Training GPT-2 language models from scratch for learning purposes.
- File:
Gpt_2_variations.ipynb - Dataset: 10 classic books from Project Gutenberg (~1.25M tokens)
- Models: Comparison of 3 positional encoding strategies
- Learnable positional embeddings
- Sinusoidal positional encoding
- No positional encoding (baseline)
- File:
gpt2_ptbr_wikipedia.ipynb - Dataset: Portuguese Wikipedia (5-20%, ~15-60M tokens)
- Model: GPT-2 with learnable positional embeddings (~30M params)
┌─────────────────────────────────────────┐
│ Token Embedding (vocab_size × emb_dim) │
│ + Positional Embedding │
├─────────────────────────────────────────┤
│ Transformer Block × n_layers │
│ ├── LayerNorm │
│ ├── Multi-Head Self-Attention │
│ ├── Residual Connection │
│ ├── LayerNorm │
│ ├── Feed-Forward (4× expansion) │
│ └── Residual Connection │
├─────────────────────────────────────────┤
│ Final LayerNorm │
│ Output Head (weight tied with tok_emb) │
└─────────────────────────────────────────┘
GPT_CONFIG = {
"vocab_size": 50257,
"context_length": 256,
"emb_dim": 256,
"n_heads": 4,
"n_layers": 4,
"drop_rate": 0.1,
}GPT_CONFIG = {
"vocab_size": 50257,
"context_length": 256,
"emb_dim": 384,
"n_heads": 6,
"n_layers": 6,
"drop_rate": 0.1,
}
- Auto-detect platform: Colab, Kaggle, or local
- Checkpoints: Saved every epoch (resume if disconnected)

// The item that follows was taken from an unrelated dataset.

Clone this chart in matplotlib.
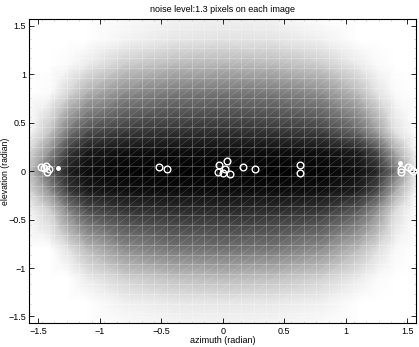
import numpy as np
import matplotlib
matplotlib.use("Agg")
import matplotlib.pyplot as plt

plt.rcParams['font.family'] = ['Liberation Sans', 'DejaVu Sans']

# gray level of the error surface (0 = black, 1 = white)
azimuth_nodes = [-1.571, -1.4, -1.25, -1.1, -0.8, -0.4, 0.0, 0.4, 0.8, 1.1, 1.25, 1.4, 1.571]
elevation_nodes = [-1.571, -1.35, -1.1, -0.8, -0.4, -0.2, 0.0, 0.2, 0.4, 0.8, 1.1, 1.35, 1.571]
gray_level = [
    [1.00, 1.00, 1.00, 1.00, 0.98, 0.96, 0.95, 0.96, 0.98, 1.00, 1.00, 1.00, 1.00],
    [1.00, 1.00, 1.00, 1.00, 0.94, 0.91, 0.90, 0.91, 0.94, 1.00, 1.00, 1.00, 1.00],
    [1.00, 1.00, 1.00, 0.92, 0.82, 0.75, 0.73, 0.75, 0.82, 0.92, 0.98, 1.00, 1.00],
    [1.00, 1.00, 0.88, 0.73, 0.55, 0.46, 0.44, 0.46, 0.55, 0.73, 0.86, 0.97, 1.00],
    [0.95, 0.80, 0.50, 0.30, 0.20, 0.17, 0.16, 0.17, 0.20, 0.35, 0.55, 0.85, 1.00],
    [0.85, 0.55, 0.22, 0.10, 0.06, 0.05, 0.05, 0.05, 0.06, 0.12, 0.28, 0.65, 0.97],
    [0.75, 0.35, 0.12, 0.05, 0.02, 0.01, 0.01, 0.01, 0.02, 0.06, 0.15, 0.45, 0.90],
    [0.85, 0.55, 0.22, 0.10, 0.06, 0.05, 0.05, 0.05, 0.06, 0.12, 0.28, 0.65, 0.97],
    [0.97, 0.75, 0.45, 0.30, 0.22, 0.19, 0.18, 0.20, 0.24, 0.40, 0.60, 0.88, 1.00],
    [1.00, 0.98, 0.83, 0.68, 0.54, 0.47, 0.45, 0.47, 0.55, 0.73, 0.88, 0.98, 1.00],
    [1.00, 1.00, 0.98, 0.92, 0.80, 0.73, 0.71, 0.73, 0.80, 0.92, 0.98, 1.00, 1.00],
    [1.00, 1.00, 1.00, 1.00, 0.95, 0.90, 0.88, 0.89, 0.94, 1.00, 1.00, 1.00, 1.00],
    [1.00, 1.00, 1.00, 1.00, 0.98, 0.95, 0.94, 0.95, 0.99, 1.00, 1.00, 1.00, 1.00],
]

# estimated camera directions (open circles) and small dots
circle_az = [-0.515, -0.452, -0.031, 0.031, -0.042, 0.006, 0.061, 0.015, 0.161, 0.266,
             0.628, 0.628,
             -1.474, -1.453, -1.439, -1.425, -1.412,
             1.445, 1.445, 1.506, 1.528, 1.547]
circle_el = [0.046, 0.026, 0.064, 0.108, -0.008, -0.022, -0.032, 0.020, 0.040, 0.026,
             0.064, -0.015,
             0.046, 0.030, 0.054, -0.005, 0.020,
             0.020, -0.011, 0.046, 0.020, 0.002]
dot_az = [-1.339, 1.439]
dot_el = [0.030, 0.088]

ticks = [-1.5, -1, -0.5, 0, 0.5, 1, 1.5]
tick_labels = ['\u22121.5', '\u22121', '\u22120.5', '0', '0.5', '1', '1.5']

fig = plt.figure(figsize=(4.19, 3.47), dpi=100)
ax = fig.add_axes([0.0704, 0.0683, 0.9224, 0.8769])

ax.pcolormesh(azimuth_nodes, elevation_nodes, np.array(gray_level),
              shading='gouraud', cmap='gray', vmin=0, vmax=1, zorder=1)

# surface mesh (31 x 31 cells, each split along one diagonal)
mesh = np.linspace(-np.pi / 2, np.pi / 2, 32)
step = mesh[1] - mesh[0]
for v in mesh:
    ax.axvline(v, color='white', alpha=0.28, lw=0.6, zorder=2)
    ax.axhline(v, color='white', alpha=0.28, lw=0.6, zorder=2)
for m in range(-31, 32):
    ax.axline((0, m * step), slope=1, color='white', alpha=0.2, lw=0.4, zorder=2)

ax.plot(circle_az, circle_el, 'o', mfc='none', mec='white', ms=4.8, mew=1.0, zorder=3)
ax.plot(dot_az, dot_el, 'o', mfc='white', mec='white', ms=2.5, zorder=3)

ax.set_xlim(-np.pi / 2, np.pi / 2)
ax.set_ylim(-np.pi / 2, np.pi / 2)
ax.set_xticks(ticks)
ax.set_xticklabels(tick_labels)
ax.set_yticks(ticks)
ax.set_yticklabels(tick_labels)
ax.set_xticks(mesh, minor=True)
ax.set_yticks(mesh, minor=True)
ax.tick_params(which='major', direction='in', top=True, right=True,
               length=3.5, width=0.6, labelsize=6.5, pad=2.5)
ax.tick_params(which='minor', direction='in', top=True, right=True,
               length=1.5, width=0.5, color='0.7')
for s in ax.spines.values():
    s.set_linewidth(0.8)

ax.set_title('noise level:1.3 pixels on each image', fontsize=6.5, pad=5)
ax.set_xlabel('azimuth (radian)', fontsize=6.5, labelpad=0.5)
ax.set_ylabel('elevation (radian)', fontsize=6.2)
ax.yaxis.set_label_coords(-0.05, 0.5)

fig.savefig('out.png', dpi=100)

- DataParallel: Automatic multi-GPU support
- Text generation: Top-k, top-p, temperature, repetition penalty
gpt-2/
├── README.md
├── Gpt_2_variations.ipynb # English model experiments
├── gpt2_ptbr_wikipedia.ipynb # Portuguese model
├── results.md # Training results log
└── [downloaded books].txt # Gutenberg books (auto-downloaded)
torch>=2.0
tiktoken
datasets
matplotlib